═══ Provided data

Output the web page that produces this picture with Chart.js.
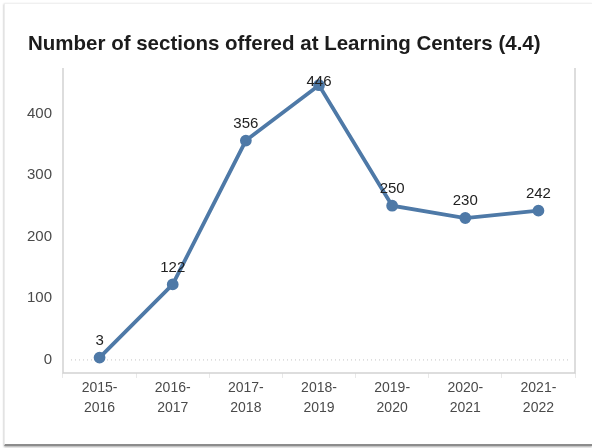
<!DOCTYPE html>
<html>
<head>
<meta charset="utf-8">
<script src="https://cdn.jsdelivr.net/npm/chart.js@4/dist/chart.umd.min.js"></script>
<style>
    body { margin: 0; background: #fff; }
    .wrap { position: relative; width: 592px; height: 448px; overflow: hidden; }
    .card {
        position: absolute; left: 4px; top: 3px; right: 0; bottom: 2px;
        border-top: 1px solid #f0f0f0;
        border-left: 1px solid #ececec;
        border-bottom: 2px solid #8c8c8c;
        box-shadow: 0 1px 2px rgba(0, 0, 0, 0.35);
    }
    #sectionsChart { position: absolute; left: 0; top: 0; }
</style>
</head>
<body>
<div class="wrap">
    <div class="card"></div>
    <canvas id="sectionsChart" width="592" height="448"></canvas>
</div>
<script>
// Sections offered per academic year
const years = [['2015-', '2016'], ['2016-', '2017'], ['2017-', '2018'], ['2018-', '2019'],
               ['2019-', '2020'], ['2020-', '2021'], ['2021-', '2022']];
const sections = [3, 122, 356, 446, 250, 230, 242];
const yTicks = [0, 100, 200, 300, 400];

const chartTitle = 'Number of sections offered at Learning Centers (4.4)';
const lineColor = '#4e79a7';
const fontFamily = '"Liberation Sans", Arial, sans-serif';

// Title sits left of the plot, so it is drawn here rather than by the title plugin
const titlePlugin = {
    id: 'leftTitle',
    afterDraw(chart) {
        const { ctx } = chart;
        ctx.save();
        ctx.font = 'bold 20.5px ' + fontFamily;
        ctx.fillStyle = '#1c1c1c';
        ctx.textAlign = 'left';
        ctx.textBaseline = 'middle';
        ctx.fillText(chartTitle, 28, 44);
        ctx.restore();
    }
};

// Frame on left, right and bottom of the plot, plus a dotted zero line
const framePlugin = {
    id: 'frame',
    beforeDatasetsDraw(chart) {
        const { ctx, chartArea } = chart;
        const y0 = chart.scales.y.getPixelForValue(0);
        ctx.save();
        ctx.strokeStyle = '#d2d2d2';
        ctx.lineWidth = 1.5;
        ctx.beginPath();
        ctx.moveTo(chartArea.left, chartArea.top);
        ctx.lineTo(chartArea.left, chartArea.bottom);
        ctx.lineTo(chartArea.right, chartArea.bottom);
        ctx.lineTo(chartArea.right, chartArea.top);
        ctx.stroke();

        ctx.strokeStyle = '#c4c4c4';
        ctx.lineWidth = 1;
        ctx.setLineDash([1, 3]);
        ctx.beginPath();
        ctx.moveTo(chartArea.left + 8, y0 + 0.5);
        ctx.lineTo(chartArea.right - 4, y0 + 0.5);
        ctx.stroke();
        ctx.restore();
    }
};

// Value above each point
const valueLabels = {
    id: 'valueLabels',
    afterDatasetsDraw(chart) {
        const { ctx, chartArea } = chart;
        const meta = chart.getDatasetMeta(0);
        ctx.save();
        ctx.font = '15px ' + fontFamily;
        ctx.fillStyle = '#222';
        ctx.textAlign = 'center';
        ctx.textBaseline = 'middle';
        meta.data.forEach((pt, i) => {
            const y = Math.max(pt.y - 17, chartArea.top + 14);
            ctx.fillText(String(sections[i]), pt.x, y);
        });
        ctx.restore();
    }
};

new Chart(document.getElementById('sectionsChart'), {
    type: 'line',
    data: {
        labels: years,
        datasets: [{
            data: sections,
            borderColor: lineColor,
            backgroundColor: lineColor,
            borderWidth: 3.8,
            pointRadius: 4,
            pointHoverRadius: 4,
            tension: 0
        }]
    },
    options: {
        responsive: false,
        animation: false,
        devicePixelRatio: 1,
        layout: {
            padding: { left: 0, right: 17, top: 68, bottom: 30 }
        },
        plugins: {
            legend: { display: false },
            tooltip: { enabled: false },
            title: { display: false }
        },
        scales: {
            x: {
                offset: true,
                grid: {
                    display: true,
                    drawOnChartArea: false,
                    drawTicks: true,
                    tickLength: 5,
                    color: '#e8e8e8',
                    offset: true
                },
                border: { display: false },
                ticks: {
                    color: '#4a4a4a',
                    padding: 0,
                    maxRotation: 0,
                    font: { family: fontFamily, size: 14, lineHeight: 1.43 }
                }
            },
            y: {
                min: -22,
                max: 474,
                afterBuildTicks(scale) {
                    scale.ticks = yTicks.map(v => ({ value: v }));
                },
                afterFit(scale) {
                    scale.width = 63;
                },
                grid: { display: false, drawTicks: false },
                border: { display: false },
                ticks: {
                    color: '#4a4a4a',
                    padding: 11,
                    font: { family: fontFamily, size: 15 }
                }
            }
        }
    },
    plugins: [framePlugin, valueLabels, titlePlugin]
});
</script>
</body>
</html>
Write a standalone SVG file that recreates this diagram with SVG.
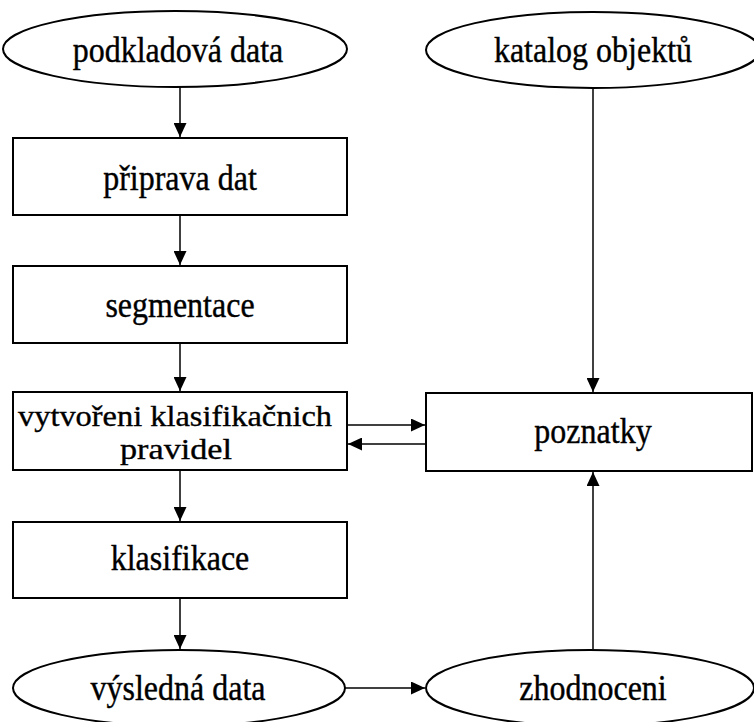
<svg xmlns="http://www.w3.org/2000/svg" width="754" height="722" viewBox="0 0 754 722">
<style>
.n{fill:#fff;stroke:#000;stroke-width:2}
.t{font-family:"Liberation Serif","Times New Roman",serif;font-size:32px;fill:#000;stroke:#000;stroke-width:0.35;text-anchor:middle}
.s{font-size:29px}
.c{fill:none;stroke:#000;stroke-width:1.5}
</style>
<defs>
<marker id="a" viewBox="0 0 14 13" refX="14" refY="6.5" markerWidth="14" markerHeight="13" markerUnits="userSpaceOnUse" orient="auto">
<path d="M0,0L14,6.5L0,13z" fill="#000"/>
</marker>
</defs>
<rect width="754" height="722" fill="#fff"/>
<g id="connectors">
<line class="c" x1="180" y1="87" x2="180" y2="137" marker-end="url(#a)"/>
<line class="c" x1="180" y1="215" x2="180" y2="265" marker-end="url(#a)"/>
<line class="c" x1="180" y1="343" x2="180" y2="391" marker-end="url(#a)"/>
<line class="c" x1="180" y1="470" x2="180" y2="521" marker-end="url(#a)"/>
<line class="c" x1="180" y1="598" x2="180" y2="649" marker-end="url(#a)"/>
<line class="c" x1="593" y1="88" x2="593" y2="392" marker-end="url(#a)"/>
<line class="c" x1="347" y1="425" x2="425" y2="425" marker-end="url(#a)"/>
<line class="c" x1="426" y1="444" x2="348" y2="444" marker-end="url(#a)"/>
<line class="c" x1="345" y1="688" x2="425" y2="688" marker-end="url(#a)"/>
<line class="c" x1="593" y1="649" x2="593" y2="472" marker-end="url(#a)"/>
</g>
<g id="podkladova">
<ellipse class="n" cx="175" cy="49" rx="172" ry="38"/>
<text class="t" transform="translate(178,62) scale(1,1.12)">podkladová data</text>
</g>
<g id="katalog">
<ellipse class="n" cx="593" cy="50" rx="167" ry="38"/>
<text class="t" transform="translate(593,62) scale(1,1.12)">katalog objektů</text>
</g>
<g id="priprava">
<rect class="n" x="13" y="138" width="334" height="77"/>
<text class="t" transform="translate(180,190) scale(1,1.12)">připrava dat</text>
</g>
<g id="segmentace">
<rect class="n" x="13" y="266" width="334" height="77"/>
<text class="t" transform="translate(180,317) scale(1,1.12)">segmentace</text>
</g>
<g id="vytvoreni">
<rect class="n" x="13" y="392" width="334" height="78"/>
<text class="t s" x="175" y="426" textLength="314" lengthAdjust="spacingAndGlyphs">vytvořeni klasifikačnich</text>
<text class="t s" x="176" y="459" textLength="112" lengthAdjust="spacingAndGlyphs">pravidel</text>
</g>
<g id="poznatky">
<rect class="n" x="426" y="393" width="326" height="78"/>
<text class="t" transform="translate(593,443) scale(1,1.12)">poznatky</text>
</g>
<g id="klasifikace">
<rect class="n" x="13" y="522" width="334" height="76"/>
<text class="t" transform="translate(180,570) scale(1,1.12)">klasifikace</text>
</g>
<g id="vysledna">
<ellipse class="n" cx="179" cy="688" rx="166" ry="38"/>
<text class="t" transform="translate(178,700) scale(1,1.12)">výsledná data</text>
</g>
<g id="zhodnoceni">
<ellipse class="n" cx="590" cy="688" rx="164" ry="38"/>
<text class="t" transform="translate(593,700) scale(1,1.12)">zhodnoceni</text>
</g>
</svg>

══════

— What is needed —
From the first line of the listing above, repeat every line through the one holding "const yTicks = [0, 100, 200, 300, 400];". Both ends count, and pictures stay out.

— Solution to this exercise —
Output the web page that produces this picture with Chart.js.
<!DOCTYPE html>
<html>
<head>
<meta charset="utf-8">
<script src="https://cdn.jsdelivr.net/npm/chart.js@4/dist/chart.umd.min.js"></script>
<style>
    body { margin: 0; background: #fff; }
    .wrap { position: relative; width: 592px; height: 448px; overflow: hidden; }
    .card {
        position: absolute; left: 4px; top: 3px; right: 0; bottom: 2px;
        border-top: 1px solid #f0f0f0;
        border-left: 1px solid #ececec;
        border-bottom: 2px solid #8c8c8c;
        box-shadow: 0 1px 2px rgba(0, 0, 0, 0.35);
    }
    #sectionsChart { position: absolute; left: 0; top: 0; }
</style>
</head>
<body>
<div class="wrap">
    <div class="card"></div>
    <canvas id="sectionsChart" width="592" height="448"></canvas>
</div>
<script>
// Sections offered per academic year
const years = [['2015-', '2016'], ['2016-', '2017'], ['2017-', '2018'], ['2018-', '2019'],
               ['2019-', '2020'], ['2020-', '2021'], ['2021-', '2022']];
const sections = [3, 122, 356, 446, 250, 230, 242];
const yTicks = [0, 100, 200, 300, 400];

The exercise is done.